Fancy Database. One key piece of this puzzle is security. A distributed ledger implies that everyone on the blockchain might have access to all information, but that’s not how these instruments are meant to be constructed.
   The encrypted nature of a blockchain allows parties to keep certain data or documents private from other entities. For instance, a forwarder might want to shield its rates from the ocean carrier involved in a shipment, or a distributor might want to withhold the name of its supplier to a retail customer. The same encryption technology that allows the blockchain as a whole to be secured also allows parties access to only the information they should have access to.
   Sriram said blockchain allows companies to work collaboratively to lower costs and increase visibility.
   “Most logistics players have good systems once they receive the goods,” he said. “But it’s the pick up and hand off where the problems arise, and the ability to track across the supply chain.”
   In some ways, blockchain is actually a simple concept with sophisticated technology underlying it. Blockchain clarifies chain of custody through democratized ownership of data accuracy. And it speeds payment between trading partners where layers of intermediaries generally exist.
   But essentially it’s just a fancy database.
   “The thing about databases is they’re siloed and they’re generally centralized, and they’re owned and managed by someone who has unilateral editorial rights,” Blythe Masters, chief executive of the blockchain technology company Digital Asset Holdings, told the Wall Street Journal in June.

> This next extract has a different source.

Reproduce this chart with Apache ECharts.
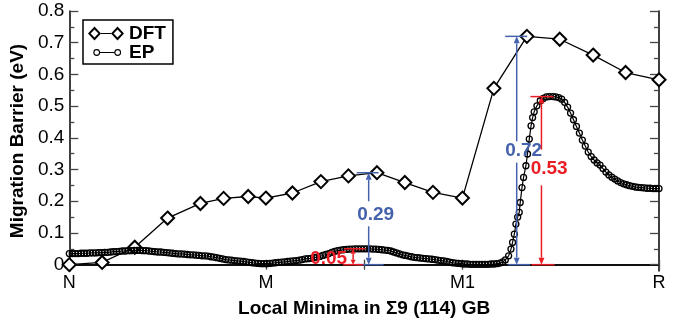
<!DOCTYPE html>
<html>
<head>
<meta charset="utf-8">
<script src="https://cdn.jsdelivr.net/npm/echarts@6/dist/echarts.min.js"></script>
<style>
  html, body { margin: 0; padding: 0; background: #fff; }
  #chart { width: 676px; height: 327px; }
</style>
</head>
<body>
<div id="chart"></div>
<script>
// ---- path coordinate: local minima along the grain boundary ----
const pathTickNames  = ['N', 'M', 'M1', 'R'];
const pathTickValues = [0, 1, 2, 3];
const pathTickMarks  = [0, 1, 1.5, 2, 3];

// ---- barrier axis ticks (eV) ----
const barrierMajorTicks = [0, 0.1, 0.2, 0.3, 0.4, 0.5, 0.6, 0.7, 0.8];
const barrierMinorTicks = [0.05, 0.15, 0.25, 0.35, 0.45, 0.55, 0.65, 0.75];

// ---- DFT (NEB images) ----
const dftX = [0, 0.167, 0.333, 0.5, 0.667, 0.785, 0.91, 1.0, 1.135, 1.28, 1.42,
              1.565, 1.707, 1.85, 2.0, 2.16, 2.328, 2.495, 2.665, 2.83, 3.0];
const dftY = [0, 0.007, 0.055, 0.147, 0.193, 0.209, 0.215, 0.21, 0.226, 0.262, 0.28,
              0.29, 0.259, 0.228, 0.21, 0.556, 0.72, 0.711, 0.661, 0.606, 0.583];

// ---- EP (empirical potential) path ----
const epX = [
  0, 0.015, 0.03, 0.045, 0.06, 0.075, 0.09, 0.105, 0.12, 0.135,
  0.15, 0.165, 0.18, 0.195, 0.21, 0.225, 0.24, 0.255, 0.27, 0.285,
  0.3, 0.315, 0.33, 0.345, 0.36, 0.375, 0.39, 0.405, 0.42, 0.435,
  0.45, 0.465, 0.48, 0.495, 0.51, 0.525, 0.54, 0.555, 0.57, 0.585,
  0.6, 0.615, 0.63, 0.645, 0.66, 0.675, 0.69, 0.705, 0.72, 0.735,
  0.75, 0.765, 0.78, 0.795, 0.81, 0.825, 0.84, 0.855, 0.87, 0.885,
  0.9, 0.915, 0.93, 0.945, 0.96, 0.975, 0.99, 1.005, 1.02, 1.035,
  1.05, 1.065, 1.08, 1.095, 1.11, 1.125, 1.14, 1.155, 1.17, 1.185,
  1.2, 1.215, 1.23, 1.245, 1.26, 1.275, 1.29, 1.305, 1.32, 1.335,
  1.35, 1.365, 1.38, 1.395, 1.41, 1.425, 1.44, 1.455, 1.47, 1.485,
  1.5, 1.515, 1.53, 1.545, 1.56, 1.575, 1.59, 1.605, 1.62, 1.635,
  1.65, 1.665, 1.68, 1.695, 1.71, 1.725, 1.74, 1.755, 1.77, 1.785,
  1.8, 1.815, 1.83, 1.845, 1.86, 1.875, 1.89, 1.905, 1.92, 1.935,
  1.95, 1.965, 1.98, 1.995, 2.01, 2.025, 2.04, 2.055, 2.07, 2.085,
  2.1, 2.115, 2.13, 2.145, 2.16, 2.175, 2.19, 2.205,
  2.218, 2.235, 2.247, 2.255, 2.264, 2.272, 2.281, 2.289, 2.294, 2.303,
  2.311, 2.323, 2.331, 2.34, 2.349, 2.357, 2.365, 2.379, 2.396, 2.411,
  2.427, 2.442,
  2.46, 2.475, 2.49, 2.505, 2.52, 2.535, 2.55, 2.565, 2.58, 2.595,
  2.61, 2.625, 2.64, 2.655, 2.67, 2.685, 2.7, 2.715, 2.73, 2.745,
  2.76, 2.775, 2.79, 2.805, 2.82, 2.835, 2.85, 2.865, 2.88, 2.895,
  2.91, 2.925, 2.94, 2.955, 2.97, 2.985, 3.0
];
const epY = [
  0.035, 0.035, 0.035, 0.035, 0.036, 0.036, 0.036, 0.037, 0.037, 0.037,
  0.038, 0.038, 0.039, 0.039, 0.040, 0.041, 0.041, 0.042, 0.043, 0.043,
  0.044, 0.044, 0.045, 0.045, 0.045, 0.044, 0.044, 0.043, 0.042, 0.041,
  0.040, 0.040, 0.039, 0.038, 0.037, 0.036, 0.035, 0.034, 0.034, 0.033,
  0.032, 0.031, 0.031, 0.030, 0.029, 0.028, 0.028, 0.027, 0.025, 0.024,
  0.022, 0.020, 0.018, 0.016, 0.015, 0.014, 0.013, 0.012, 0.011, 0.010,
  0.009, 0.007, 0.006, 0.005, 0.004, 0.003, 0.003, 0.003, 0.004, 0.005,
  0.006, 0.007, 0.008, 0.009, 0.010, 0.011, 0.012, 0.013, 0.014, 0.016,
  0.018, 0.019, 0.020, 0.022, 0.024, 0.026, 0.029, 0.032, 0.035, 0.039,
  0.042, 0.044, 0.046, 0.047, 0.048, 0.049, 0.049, 0.050, 0.050, 0.050,
  0.050, 0.050, 0.050, 0.049, 0.049, 0.048, 0.047, 0.046, 0.045, 0.043,
  0.040, 0.037, 0.034, 0.031, 0.029, 0.027, 0.025, 0.023, 0.022, 0.021,
  0.020, 0.019, 0.018, 0.017, 0.016, 0.014, 0.013, 0.012, 0.010, 0.008,
  0.006, 0.005, 0.004, 0.003, 0.002, 0.002, 0.001, 0.001, 0.001, 0.001,
  0.001, 0.001, 0.001, 0.002, 0.002, 0.003, 0.005, 0.009,
  0.015, 0.028, 0.049, 0.070, 0.096, 0.128, 0.150, 0.165, 0.196, 0.243,
  0.275, 0.312, 0.349, 0.396, 0.438, 0.464, 0.482, 0.501, 0.517, 0.524,
  0.529, 0.530,
  0.530, 0.529, 0.527, 0.522, 0.512, 0.497, 0.478, 0.457, 0.436, 0.415,
  0.393, 0.374, 0.355, 0.341, 0.330, 0.321, 0.314, 0.303, 0.292, 0.283,
  0.276, 0.270, 0.264, 0.259, 0.255, 0.252, 0.249, 0.247, 0.245, 0.244,
  0.243, 0.242, 0.241, 0.241, 0.240, 0.240, 0.240
];

// ---- barrier annotations: where each arrow stands, and its end values ----
const noteX    = [1.523, 1.444, 2.276, 2.402];
const noteBase = [0, 0, 0, 0];
const noteTop  = [0.29, 0.05, 0.72, 0.53];

const BLUE = '#4562ad';
const RED = '#ec1c24';
const FONT = '"Liberation Sans", Arial, Helvetica, sans-serif';

// drawing details for each annotation (pixel offsets, colours, label placement)
const noteStyles = [
  { color: BLUE, capTop: [-12, 10], capBot: [-13, 15], head: [7, 3], gap: [0.121, 0.2], labelAt: 0.158, labelDx: 7 },
  { color: RED,  capTop: [-9, 12],  capBot: [-10, 10], head: [5, 2.5], gap: null, labelAt: 0.018, labelDx: -24.5 },
  { color: BLUE, capTop: [-11.5, 10.5], capBot: [-8.5, 13.5], head: [7, 3], gap: [0.322, 0.389], labelAt: 0.358, labelDx: 7 },
  { color: RED,  capTop: [-11, 12], capBot: [-10, 13], head: [7, 3], gap: [0.25, 0.363], labelAt: 0.302, labelDx: 7.7 }
];

// legend glyphs: two hollow diamonds joined by a line; two hollow circles joined by a line
const DFT_ICON = 'path://M0 0L0 0M36 14L36 14' +
  'M6.5 0L13 7L6.5 14L0 7Z M6.5 3.1L2.6 7L6.5 10.9L10.4 7Z' +
  'M13 6.4L23 6.4L23 7.6L13 7.6Z' +
  'M29.5 0L36 7L29.5 14L23 7Z M29.5 3.1L25.6 7L29.5 10.9L33.4 7Z';
const EP_ICON = 'path://M0 0L0 0M36 14L36 14' +
  'M5.3 7A3.4 3.4 0 1 1 12.1 7A3.4 3.4 0 1 1 5.3 7Z M6.4 7A2.3 2.3 0 1 0 11 7A2.3 2.3 0 1 0 6.4 7Z' +
  'M12.1 6.4L26.3 6.4L26.3 7.6L12.1 7.6Z' +
  'M26.3 7A3.4 3.4 0 1 1 33.1 7A3.4 3.4 0 1 1 26.3 7Z M27.4 7A2.3 2.3 0 1 0 32 7A2.3 2.3 0 1 0 27.4 7Z';

const chart = echarts.init(document.getElementById('chart'), null, { renderer: 'canvas' });

const axisLineStyle = { show: true, lineStyle: { color: '#000', width: 1.5 } };
const tickLine = { color: '#444', width: 1.3 };
const yRange = { type: 'value', min: -0.02, max: 0.8, splitLine: { show: false } };
const xRange = { type: 'value', min: 0, max: 3, splitLine: { show: false } };

const option = {
  animation: false,
  backgroundColor: '#fff',
  grid: { left: 68, right: 17, top: 11, bottom: 56, containLabel: false },
  legend: {
    orient: 'vertical',
    left: 83,
    top: 20,
    padding: [4, 7, 2, 5],
    itemGap: 0,
    itemWidth: 36,
    itemHeight: 14,
    backgroundColor: '#fff',
    borderColor: '#000',
    borderWidth: 1.5,
    borderRadius: 0,
    selectedMode: false,
    itemStyle: { color: '#000', borderWidth: 0 },
    textStyle: { fontFamily: FONT, fontSize: 19, fontWeight: 'bold', color: '#000' },
    data: [
      { name: 'DFT', icon: DFT_ICON },
      { name: 'EP', icon: EP_ICON }
    ]
  },
  xAxis: [
    {
      ...xRange,
      position: 'bottom',
      axisLine: axisLineStyle,
      axisTick: { show: true, inside: true, length: 5, customValues: pathTickMarks, lineStyle: tickLine },
      axisLabel: {
        customValues: pathTickValues,
        formatter: v => pathTickNames[pathTickValues.indexOf(Math.round(v))],
        fontFamily: FONT, fontSize: 18, color: '#000', margin: 3
      },
      name: 'Local Minima in \u03A39 (114) GB',
      nameLocation: 'middle',
      nameGap: 28,
      nameTextStyle: { fontFamily: FONT, fontSize: 19, fontWeight: 'bold', color: '#000' }
    },
    {
      ...xRange,
      position: 'top',
      axisLine: axisLineStyle,
      axisTick: { show: true, inside: true, length: 5, customValues: pathTickMarks, lineStyle: tickLine },
      axisLabel: { show: false }
    }
  ],
  yAxis: [
    {
      ...yRange,
      position: 'left',
      axisLine: axisLineStyle,
      axisTick: { show: true, inside: true, length: 9, customValues: barrierMajorTicks, lineStyle: tickLine },
      axisLabel: {
        customValues: barrierMajorTicks,
        formatter: v => (Math.abs(v) < 1e-9 ? '0' : v.toFixed(1)),
        fontFamily: FONT, fontSize: 19, color: '#000', margin: 5
      },
      name: 'Migration Barrier (eV)',
      nameLocation: 'middle',
      nameGap: 31,
      nameTextStyle: { fontFamily: FONT, fontSize: 19, fontWeight: 'bold', color: '#000' }
    },
    {
      ...yRange,
      position: 'left',
      axisLine: { show: false },
      axisTick: { show: true, inside: true, length: 5, customValues: barrierMinorTicks, lineStyle: tickLine },
      axisLabel: { show: false }
    },
    {
      ...yRange,
      position: 'right',
      axisLine: axisLineStyle,
      axisTick: { show: true, inside: true, length: 9, customValues: barrierMajorTicks, lineStyle: tickLine },
      axisLabel: { show: false }
    },
    {
      ...yRange,
      position: 'right',
      axisLine: { show: false },
      axisTick: { show: true, inside: true, length: 5, customValues: barrierMinorTicks, lineStyle: tickLine },
      axisLabel: { show: false }
    }
  ],
  series: [
    {
      name: 'DFT',
      type: 'line',
      xAxisIndex: 0,
      yAxisIndex: 0,
      z: 2,
      data: dftX.map((x, i) => [x, dftY[i]]),
      symbol: 'diamond',
      symbolSize: 13,
      showAllSymbol: true,
      itemStyle: { color: '#fff', borderColor: '#000', borderWidth: 2 },
      lineStyle: { color: '#000', width: 1.3 },
      emphasis: { disabled: true }
    },
    {
      name: 'EP',
      type: 'line',
      xAxisIndex: 0,
      yAxisIndex: 0,
      z: 3,
      data: epX.map((x, i) => [x, epY[i]]),
      symbol: 'circle',
      symbolSize: 6,
      showAllSymbol: true,
      itemStyle: { color: 'rgba(0,0,0,0)', borderColor: '#000', borderWidth: 1.3 },
      lineStyle: { color: '#000', width: 1.2 },
      emphasis: { disabled: true }
    },
    {
      name: 'barriers',
      type: 'custom',
      xAxisIndex: 0,
      yAxisIndex: 0,
      z: 5,
      silent: true,
      clip: false,
      data: noteX.map((x, i) => [x, noteBase[i], noteTop[i]]),
      renderItem(params, api) {
        const i = params.dataIndex;
        const st = noteStyles[i];
        const c = st.color;
        const x = api.coord([noteX[i], noteBase[i]])[0];
        const yB = api.coord([noteX[i], noteBase[i]])[1];
        const yT = api.coord([noteX[i], noteTop[i]])[1];
        const seg = (x1, y1, x2, y2) => ({
          type: 'line', shape: { x1, y1, x2, y2 }, style: { stroke: c, lineWidth: 1.5 }
        });
        const [hl, hw] = st.head;
        const children = [
          seg(x + st.capTop[0], yT, x + st.capTop[1], yT),
          seg(x + st.capBot[0], yB, x + st.capBot[1], yB)
        ];
        if (st.gap) {
          const gLow = api.coord([noteX[i], st.gap[0]])[1];
          const gHigh = api.coord([noteX[i], st.gap[1]])[1];
          children.push(seg(x, yT + hl, x, gHigh), seg(x, gLow, x, yB - hl));
        } else {
          children.push(seg(x, yT + hl, x, yB - hl));
        }
        children.push({
          type: 'polygon', shape: { points: [[x, yT], [x - hw, yT + hl], [x + hw, yT + hl]] }, style: { fill: c }
        });
        children.push({
          type: 'polygon', shape: { points: [[x, yB], [x - hw, yB - hl], [x + hw, yB - hl]] }, style: { fill: c }
        });
        const ly = api.coord([noteX[i], st.labelAt])[1];
        children.push({
          type: 'text',
          x: x + st.labelDx,
          y: ly,
          style: {
            text: (noteTop[i] - noteBase[i]).toFixed(2),
            fill: c,
            fontFamily: FONT,
            fontSize: 19,
            fontWeight: 'bold',
            align: 'center',
            verticalAlign: 'middle'
          }
        });
        return { type: 'group', children };
      }
    }
  ]
};

chart.setOption(option);
</script>
</body>
</html>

   “So when multiple parties to a common transaction interact, they are inclined to keep their own separate records of their respective piece of a joint transaction, and that leads to tremendous inefficiencies. An enormous amount of time, particularly but not limited to financial services, is spent reconciling the differences between records kept in distinct databases that ultimately refer to the same transaction between two parties.
   “Blockchain technology, or distributed ledger technology, is just a way of using the modern sciences of encryption to enable entities to share a common infrastructure for database retention.”
   There are certainly some roadblocks to widespread use of blockchain in supply chain. For one, many of the entities involved, including key ones like carriers, port authorities and forwarders, lack the proper back-end systems to feed into a modern blockchain framework. That issue could well be mitigated by blockchain technology providers offering systems that would pull data from legacy systems and translate them into a blockchain-ready format.
   There’s also the issue of motivation. It will take more than one entity in a supply chain to understand the value in using blockchain regularly, either through increased data accuracy, faster payment to suppliers, better visibility into supply chain milestones for the importer, or something else entirely.
   But if the financial world is any indicator, blockchain is coming. The financial services consultant Greenwich Associates estimates banks have budgeted $1 billion globally for blockchain initiatives this year, according to a Bloomberg report in October.
   PwC in October released a report detailing future technologies in logistics and singled out blockchain as one likely to impact the industry.
   “Logistics solutions based on blockchain technology are developed by start-ups and gain momentum in areas such as digitized trade documents, chain of custody, customs clearance, and trade finance,” the report said.
   It seems like only a matter of time before shipment management software companies, especially those that provide solutions for both global transportation and customs processes, start to provide blockchain-based products.